Ecklund — an e-commerce expert who blogs as a citizen journalist for the Star Tribunewrites today:

I doubt I was the only person this morning scratching his head, wondering what this Target “story” had to do with the federal budget. It didn’t dawn on me until further study that the Target material was simply an ad, having nothing to do with the story. Once I realized what had happened, I was rather put out.

Times are desperate for newspapers. I recognize that. From printing the classifieds upside-down to now embedding advertising into editorial content, I think the industry has jumped the shark…

I hope today’s ad placement was an honest mistake, and I’m writing this blog post as an invitation to the paper to set the record either straight or explain to us their reasoning.

Strong words. Mr. Ecklund isn’t aware, apparently, this has been going on at other papers for quite some time.
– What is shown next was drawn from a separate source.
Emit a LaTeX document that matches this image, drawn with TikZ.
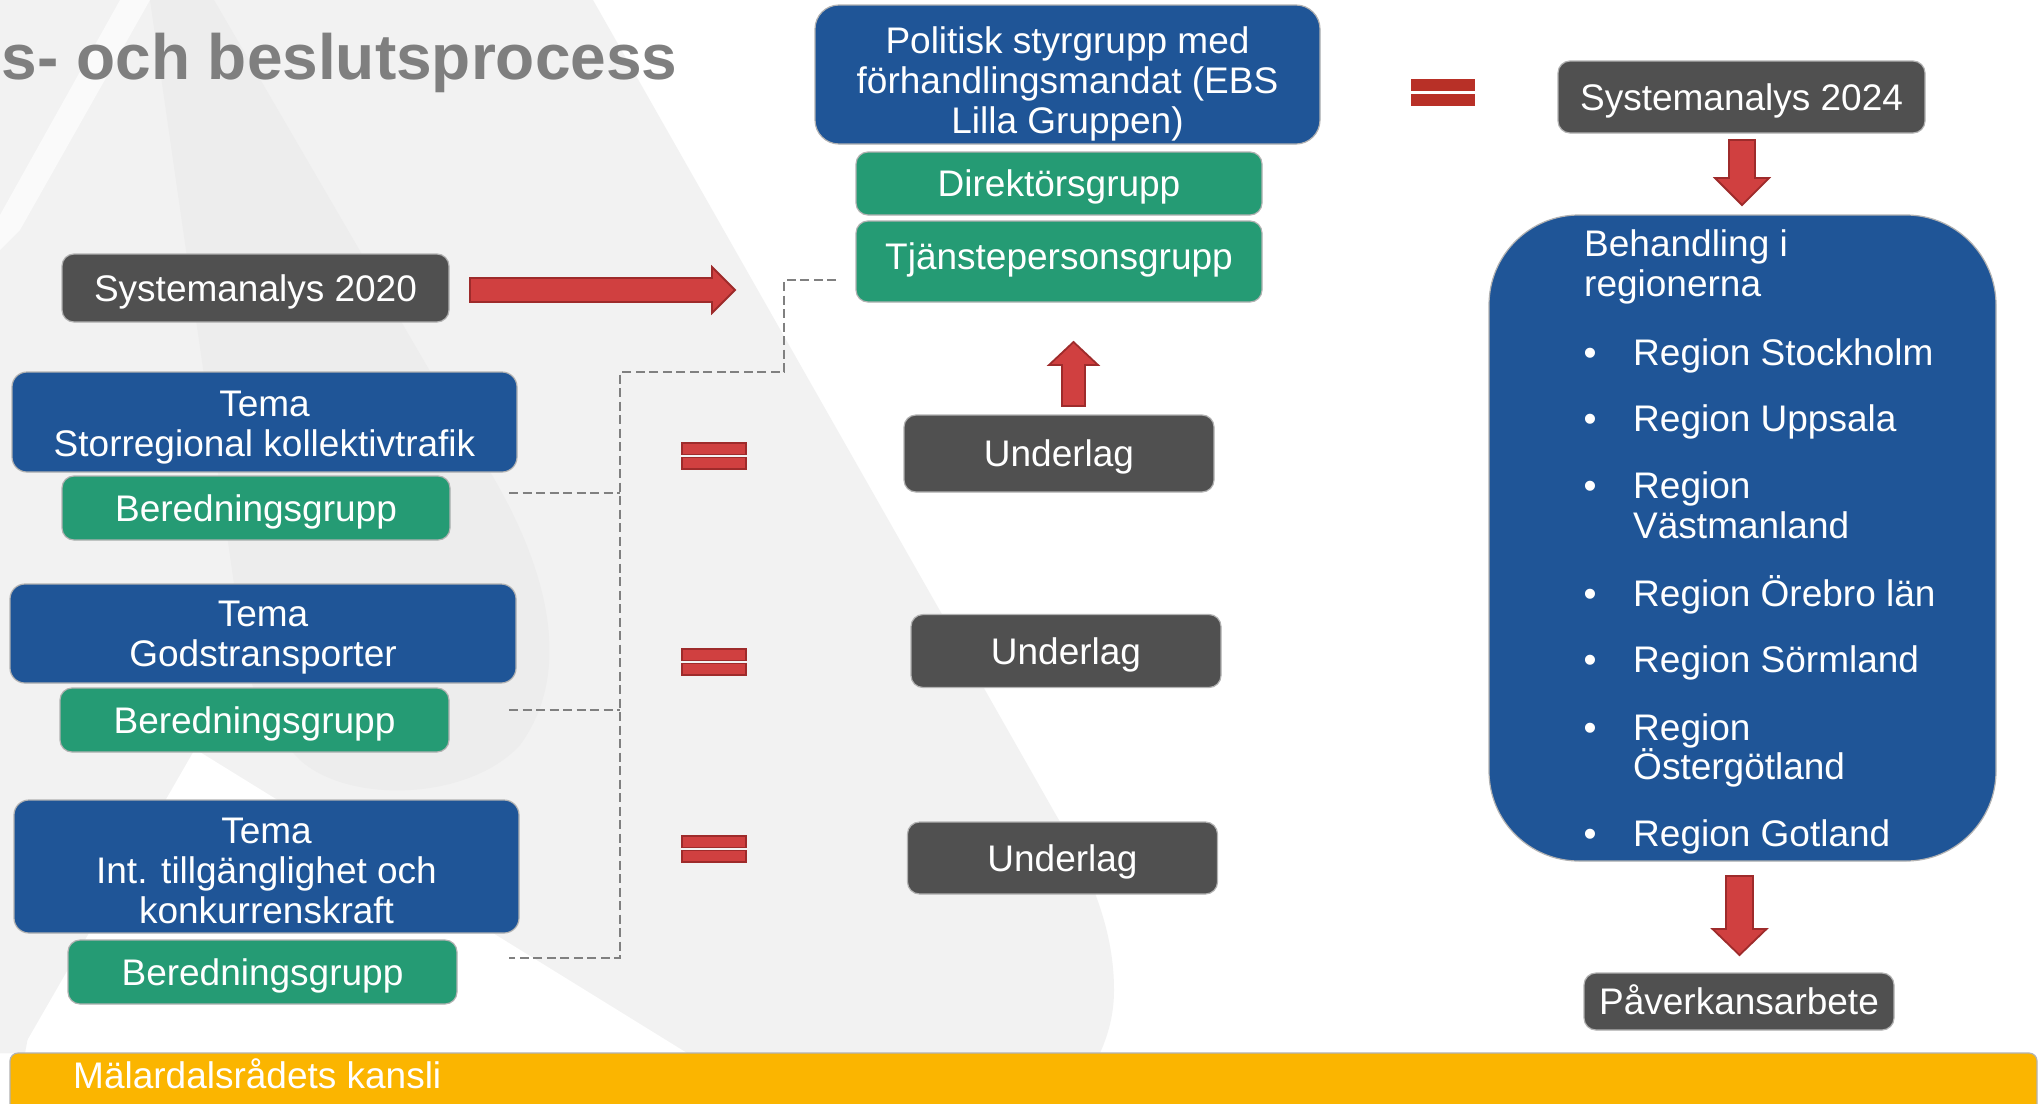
\documentclass[tikz,border=0pt]{standalone}
\usepackage{fontspec}
\setmainfont{Liberation Sans}
\usetikzlibrary{calc}
\definecolor{mblue}{HTML}{1F5597}
\definecolor{mgreen}{HTML}{259B74}
\definecolor{mdark}{HTML}{505050}
\definecolor{myellow}{HTML}{FBB500}
\definecolor{mred}{HTML}{D04040}
\definecolor{mredd}{HTML}{9E2B2B}
\definecolor{meq}{HTML}{B83027}
\definecolor{bgA}{HTML}{F2F2F2}
\definecolor{bgB}{HTML}{EDEDED}
\definecolor{mtitle}{HTML}{7F7F7F}
\definecolor{mline}{HTML}{808080}
\begin{document}
\begin{tikzpicture}[x=1pt,y=-1pt,
  box/.style={rectangle, draw=gray!60, line width=1.2pt, text=white, inner sep=0pt,
     font=\fontsize{37}{40}\selectfont, align=center},
  one/.style={text height=26.5pt, text depth=0pt},
  bluebox/.style={box, fill=mblue, rounded corners=15pt},
  greenbox/.style={box, one, fill=mgreen, rounded corners=12pt},
  darkbox/.style={box, one, fill=mdark, rounded corners=12pt},
  conn/.style={draw=mline, line width=2.6pt, dash pattern=on 9pt off 4.5pt},
  redarrow/.style={fill=mred, draw=mredd, line width=1.8pt},
  wtext/.style={text=white, inner sep=0pt, font=\fontsize{37}{40}\selectfont, anchor=base west},
  bul/.style={text=white, inner sep=0pt, font=\fontsize{37}{40}\selectfont, anchor=base},
  pics/barrow/.style n args={4}{code={%
    \filldraw[redarrow] (0,-#2) -- ({#1-#4},-#2) -- ({#1-#4},-#3) -- (#1,0)
      -- ({#1-#4},#3) -- ({#1-#4},#2) -- (0,#2) -- cycle;}},
  pics/eqa/.style={code={%
    \filldraw[redarrow, line width=1.6pt] (0,0) rectangle (64,11.5);
    \filldraw[redarrow, line width=1.6pt] (0,14.5) rectangle (64,26);}},
  pics/eqb/.style={code={%
    \fill[meq] (0,0) rectangle (64,11.5);
    \fill[meq] (0,15) rectangle (64,27);}},
]
\path[use as bounding box, clip] (0,0) rectangle (2042,1103);
\fill[white] (0,0) rectangle (2042,1103);
% background decoration
\fill[bgA] (0,0) -- (593,0) -- (1056,815) .. controls (1095,880) and (1114,935) .. (1114,990)
  .. controls (1114,1015) and (1108,1035) .. (1100,1053) -- (0,1053) -- cycle;
\fill[bgB] (150,0) -- (214,0) -- (470,440) .. controls (550,560) and (575,670) .. (520,745)
  .. controls (470,800) and (350,805) .. (300,760) .. controls (270,730) and (255,700) .. (245,660) -- cycle;
\fill[white!60!bgA] (120,0) -- (150,0) -- (20,230) -- (0,250) -- (0,215) -- cycle;
\fill[white] (195,749) -- (687,1053) -- (20,1053) -- cycle;
\fill[bgA] (0,850) .. controls (30,900) and (40,980) .. (25,1053) -- (0,1053) -- cycle;

% title
\node[anchor=base west, inner sep=0pt, text=mtitle, font=\fontsize{64}{70}\selectfont\bfseries] (title) at (1.5,79) {s- och beslutsprocess};

% centre column
\node[bluebox, rounded corners=24pt, minimum width=505pt, minimum height=139pt] (pol) at (1067.5,74.5)
  {\rule{0pt}{44.8pt}Politisk styrgrupp med\\förhandlingsmandat (EBS\\Lilla Gruppen)};
\node[greenbox, minimum width=406pt, minimum height=63pt] (dir) at (1059,183.5) {Direktörsgrupp};
\node[greenbox, minimum width=406pt, minimum height=81pt, text depth=10pt] (tj) at (1059,261.5) {Tjänstepersonsgrupp};
\node[darkbox, minimum width=310pt, minimum height=77pt] (u1) at (1059,453.5) {Underlag};
\node[darkbox, minimum width=310pt, minimum height=73pt] (u2) at (1066,651) {Underlag};
\node[darkbox, minimum width=310pt, minimum height=72pt] (u3) at (1062.5,858) {Underlag};

% left column
\node[darkbox, minimum width=387pt, minimum height=68pt] (s20) at (255.5,288) {Systemanalys 2020};
\node[bluebox, minimum width=505pt, minimum height=100pt] (t1) at (264.5,422) {\rule{0pt}{35.8pt}Tema\\Storregional kollektivtrafik};
\node[greenbox, minimum width=388pt, minimum height=64pt] (b1) at (256,508) {Beredningsgrupp};
\node[bluebox, minimum width=506pt, minimum height=99pt] (t2) at (263,633.5) {\rule{0pt}{32.8pt}Tema\\Godstransporter};
\node[greenbox, minimum width=389pt, minimum height=64pt] (b2) at (254.5,720) {Beredningsgrupp};
\node[bluebox, minimum width=505pt, minimum height=133pt] (t3) at (266.5,866.5) {\rule{0pt}{35pt}Tema\\Int. tillgänglighet och\\konkurrenskraft};
\node[greenbox, minimum width=389pt, minimum height=64pt] (b3) at (262.5,972) {Beredningsgrupp};

% right column
\node[darkbox, minimum width=367pt, minimum height=72pt] (s24) at (1741.5,97) {Systemanalys 2024};
\node[box, fill=mblue, rounded corners=90pt, minimum width=507pt, minimum height=646pt] (beh) at (1742.5,538) {};
\node[wtext] (behA) at (1584,256) {Behandling i};
\node[wtext] (behB) at (1584,296) {regionerna};
\node[bul] (d1) at (1590,365) {•}; \node[wtext] (r1) at (1633,365) {Region Stockholm};
\node[bul] (d2) at (1590,431) {•}; \node[wtext] (r2) at (1633,431) {Region Uppsala};
\node[bul] (d3) at (1590,498) {•}; \node[wtext] (r3) at (1633,498) {Region};
\node[wtext] (r3b) at (1633,538) {Västmanland};
\node[bul] (d4) at (1590,606) {•}; \node[wtext] (r4) at (1633,606) {Region Örebro län};
\node[bul] (d5) at (1590,672) {•}; \node[wtext] (r5) at (1633,672) {Region Sörmland};
\node[bul] (d6) at (1590,740) {•}; \node[wtext] (r6) at (1633,740) {Region};
\node[wtext] (r6b) at (1633,779) {Östergötland};
\node[bul] (d7) at (1590,846) {•}; \node[wtext] (r7) at (1633,846) {Region Gotland};
\node[darkbox, minimum width=310pt, minimum height=57pt] (pav) at (1739,1001.5) {Påverkansarbete};

% bottom bar
\node[rectangle, fill=myellow, draw=gray!60, line width=1.2pt, rounded corners=8pt,
  minimum width=2027pt, minimum height=70pt, inner sep=0pt] (bar) at (1023.5,1088) {};
\node[wtext] (bartext) at (73,1088) {Mälardalsrådets kansli};

% dashed connectors
\coordinate (tjin) at (836,280);
\coordinate (jog) at (784,372);
\coordinate (trunkbot) at (620,958);
\coordinate (s1) at (509,493);
\coordinate (s2) at (509,710);
\coordinate (s3) at (509,958);
\draw[conn] (tjin) -| (jog) -| (trunkbot) -- (s3);
\draw[conn] (s1) -- (s1 -| trunkbot);
\draw[conn] (s2) -- (s2 -| trunkbot);

% block arrows
\pic (a1) at (470,290) {barrow={265}{12}{23}{23}};
\pic[rotate=90] (a2) at (1073.5,406) {barrow={64}{11.5}{24.5}{23}};
\pic[rotate=-90] (a3) at (1742,140) {barrow={65}{13}{27}{27}};
\pic[rotate=-90] (a4) at (1739.5,876) {barrow={79}{13.5}{27}{26}};

% equal signs
\pic (e1) at (682,443) {eqa};
\pic (e2) at (682,649) {eqa};
\pic (e3) at (682,836) {eqa};
\pic (e4) at (1411,79) {eqb};
\end{tikzpicture}
\end{document}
Got to admit, though, the Obama example he shows seems awfully extreme.

Find Ecklund’s piece here.

5 Responses to “New ‘ad stack’ format surfaces in Sunday Star Tribune”

  1. Rob Schneider Says:

    We had that same ad in our paper today.

  2. John Telford Says:

    Hopefully the placement in the DMN was a little better than the example shown above.

  3. Ben Ramsden Says:

    He had the ad, too. However. I think the way that page was designed confused the readers of the Strib. We just had a story on top and one of the bottom of the ad with no photos.

  4. Mike Higdon Says:

    The placement is problematic and disorienting but at the same time it’s not hard to tell that that’s a Target ad using Dr. Seus characters who clearly are not a part of Obama’s political plans:

    I will not govern over here, I will not govern over there
    I will not govern with Bush or against Bush
    I will not govern in Iran or Sudan

    …..

  5. jeremy fogt Says:

    Angry page designers are bad for business.